How Does the Home Sale Capital Gains Tax Exclusion Work?
Selling a home for more than it cost usually creates a taxable gain somewhere in the tax code, yet a huge share of home sales never generate a tax bill at all. The reason is a long-standing carve-out built specifically around how the property was actually used.
The short answer
When a home has functioned as an owner’s primary residence for a meaningful portion of the years leading up to the sale, a significant amount of the resulting profit can generally be excluded from capital gains tax, subject to limits and requirements set by the government and changing over time. The exclusion is tied to ownership and personal use of the property as a main home, not to real estate generally. A property held mainly as an investment or rental does not receive this treatment in the same way, even if it was once someone’s home.
The ownership-and-use idea
The mechanics generally revolve around a look-back window, commonly framed as needing to have owned and lived in the home as a primary residence for roughly two of the five years before the sale. A few things worth understanding about that structure:
- The two periods don’t have to be continuous. Someone can live in a home, move out for a stretch, and move back in, as long as the total time within the window adds up.
- Ownership and use are counted separately. It’s possible to own a property for years before living in it, or to have lived in it as a renter before buying it, and only the qualifying periods count toward the test.
- The specific thresholds are set by law. Because these numbers come from statute and IRS guidance, they are the kind of detail that can be adjusted over time, so the exact years and dollar limits should always be confirmed against current rules rather than treated as permanent.
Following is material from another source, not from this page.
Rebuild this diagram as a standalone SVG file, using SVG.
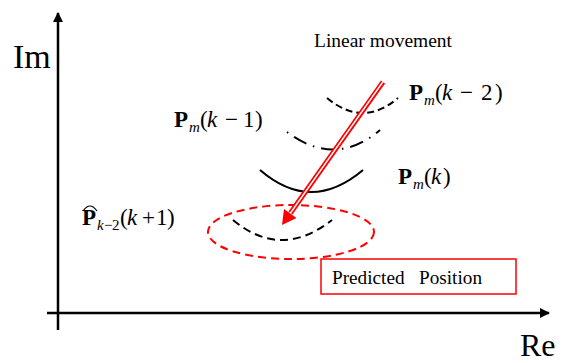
<svg xmlns="http://www.w3.org/2000/svg" width="574" height="363" viewBox="0 0 574 363">
<defs>
<marker id="axh" viewBox="0 0 10 10" refX="9" refY="5" markerWidth="4" markerHeight="4" orient="auto" markerUnits="strokeWidth">
<path d="M0,0 L10,5 L0,10 z" fill="#000"/>
</marker>
</defs>
<style>
.t{font-family:"Liberation Serif","Times New Roman",serif;fill:#000}
.m{font-family:"Liberation Serif","Times New Roman",serif;font-size:23px;fill:#000}
.s{font-size:15px}
.b{font-weight:bold}
.i{font-style:italic}
.arc{fill:none;stroke:#000;stroke-width:2}
</style>
<rect width="574" height="363" fill="#fff"/>
<g id="axes">
<line x1="58" y1="330" x2="58" y2="13" stroke="#000" stroke-width="2.5" marker-end="url(#axh)"/>
<line x1="47" y1="313" x2="549" y2="313" stroke="#000" stroke-width="2.5" marker-end="url(#axh)"/>
<text class="t" x="13" y="68" font-size="34">Im</text>
<text class="t" x="520" y="356" font-size="32">Re</text>
</g>
<g id="arc-k2">
<path class="arc" d="M327,98 Q363,128 398,98" stroke-dasharray="7 4"/>
<text class="m" y="100"><tspan class="b" x="409">P</tspan><tspan class="i s" x="424" dy="5">m</tspan><tspan x="435" dy="-5">(</tspan><tspan class="i" x="442">k</tspan><tspan x="460">−</tspan><tspan x="481">2</tspan><tspan x="495">)</tspan></text>
</g>
<g id="arc-k1">
<path class="arc" d="M287,132 Q335,168 380,130" stroke-dasharray="1.5 7 14 7"/>
<text class="m" y="127"><tspan class="b" x="174">P</tspan><tspan class="i s" x="189" dy="5">m</tspan><tspan x="200" dy="-5">(</tspan><tspan class="i" x="207">k</tspan><tspan x="225">−</tspan><tspan x="243">1</tspan><tspan x="255">)</tspan></text>
</g>
<g id="arc-k">
<path class="arc" d="M260,170 Q311,214 363,170"/>
<text class="m" y="184"><tspan class="b" x="398">P</tspan><tspan class="i s" x="413" dy="5">m</tspan><tspan x="424" dy="-5">(</tspan><tspan class="i" x="431">k</tspan><tspan x="443">)</tspan></text>
</g>
<g id="predicted">
<ellipse cx="291" cy="232" rx="83" ry="27" fill="none" stroke="#f00" stroke-width="2" stroke-dasharray="8 5"/>
<path class="arc" d="M233,220 Q281,260 332,220" stroke-dasharray="8 5"/>
<text class="m" y="225"><tspan class="b" x="82">P</tspan><tspan class="i s" x="97" dy="5">k</tspan><tspan class="s" x="104">−</tspan><tspan class="s" x="112">2</tspan><tspan x="120" dy="-5">(</tspan><tspan class="i" x="127">k</tspan><tspan x="142">+</tspan><tspan x="156">1</tspan><tspan x="167">)</tspan></text>
<path d="M83,211 Q90,201 97,211" fill="none" stroke="#000" stroke-width="1.2"/>
</g>
<g id="connectors">
<line x1="383" y1="82" x2="290.5" y2="213" stroke="#f00" stroke-width="5"/>
<line x1="383.5" y1="81" x2="290.5" y2="213" stroke="#fff" stroke-width="1.4"/>
<path d="M282,225 L284,209 L296.5,218 z" fill="#f00"/>
</g>
<g id="label-linear">
<text class="t" x="314" y="47" font-size="18" textLength="138" lengthAdjust="spacingAndGlyphs">Linear movement</text>
</g>
<g id="box">
<rect x="321" y="259" width="195" height="35" fill="#fff" stroke="#f00" stroke-width="1.5"/>
<text class="t" x="332" y="284" font-size="18" xml:space="preserve" textLength="150" lengthAdjust="spacingAndGlyphs">Predicted   Position</text>
</g>
</svg>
Why the exclusion doesn’t apply everywhere
The core requirement is that the home functioned as a primary residence, not simply that it was owned. This is precisely what separates it from a straightforward capital gains calculation on other property. A vacation home used only occasionally, a property rented out for most of its ownership, or a home purchased purely to resell are all evaluated under different rules because the personal-use requirement isn’t met in the same way. Once a home has been converted to rental use, the calculation gets more complicated still, since converting a primary residence into a rental can start a clock running against future eligibility.
How the math generally works
If the ownership-and-use conditions are satisfied, an eligible amount of gain can be excluded from taxable income, with any profit above that threshold potentially still subject to capital gains tax. A simplified illustration: a home purchased for a given price and sold years later for a higher price has a gain equal to the difference (adjusted for certain costs and improvements). If the qualifying exclusion covers that entire gain, no tax is owed on the sale; if the gain exceeds the exclusion, the excess is taxed under ordinary capital gains rules, which themselves depend on how long the property was held and current law.
What can complicate eligibility
A few situations tend to catch people off guard:
- Using the exclusion too recently. There’s typically a limit on how often the exclusion can be claimed within a certain span of time, so selling multiple primary residences in rapid succession doesn’t always allow repeated use.
- Mixed-use properties. A home used partly for business, or a property that combines a primary residence with a separate rental unit, may only qualify partially.
- Nonqualified use periods. Time the home spent as a rental or vacant investment property before becoming a primary residence can reduce the portion of gain eligible for exclusion.
The takeaway
The home sale exclusion exists specifically to recognize personal residences, not real estate investments generally, and its benefits hinge on how the ownership-and-use test is satisfied. Because the exact numeric thresholds are set by the government and subject to change, anyone trying to estimate their own situation should look at current rules and their own timeline of ownership and use rather than assume older figures still apply.